The taxpayer has treated the purchase of the tract of land described in the findings of fact, the sale of a part thereof, and the alleged abandonment of the balance as one transaction, but its own actions show conclusively that such was not the case, for the reason that, when it sold part of the land and the houses erected thereon, it *539 retained to itself the land the cost of which it now seeks to write off through an attempted abandonment. When the houses were sold, a gain or loss accrued to the taxpayer, measured by the difference between the cost and selling prices of the buildings and the land upon which they were situated. This*2648 constituted one transaction. Likewise, a gain or loss would accrue upon the remaining part only through a sale of other disposition thereof, which would constitute another and different transaction. The taxpayer seeks to complete this latter transaction by a book entry, based upon its own estimate of the value of the land. The purpose of the attempt to write off the value of the property not sold as worthless in the taxable year was to obtain a deduction which would in part offset the gain realized on the property sold and thus reduce the tax thereon. It may be that the equity of the taxpayer in the unsold lots was of little value because of the accumulated taxes, but we think that a loss is sustained, within the meaning of the law, only when it is a realized loss and is evidenced by a completed and closed transaction.

We are, therefore, of the opinion that a taxpayer may not deduct as a loss the cost of real estate and improvements, the title to which it retains; yet, even if we were to hold that the title to real estate could be abandoned and the cost thereof written off as a loss, we do not think the taxpayer would be entitled to deduct, in the year 1919, the cost of the*2649 lots and foundation wall involved herein. The taxpayer permitted taxes to accumulate against the property from the year 1909 to the year 1917, and in the latter year permitted it to be sold for taxes; and, if we were to recognize that it could and did, in fact and in law, abandon the property, we would be constrained to hold that such abandonment occurred not later than the year 1917.

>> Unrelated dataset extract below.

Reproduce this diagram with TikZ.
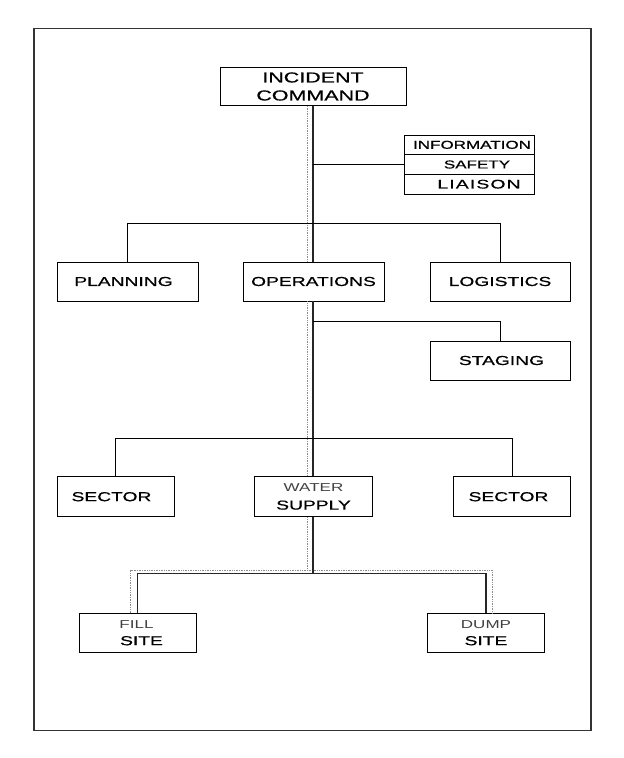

The evidence produced in this appeal establishes that the taxpayer in 1909 paid $47,500 for the parcel of land bounded by One hundred and sixty-seventh Street, One hundred and sixty-eighth Street, Clay Avenue and Teller Avenue, and that the value of the lots on Teller Avenue, because of their contour and unfavorable condition for building, had a value of only one-fifth of the value of the entire tract. Therefore, $9,500 of the cost of the entire parcel of land should be allocated to the Teller Avenue lots and the remainder to that part of the land which the taxpayer sold in the year 1919. In other respects, the determination of the Commissioner is approved.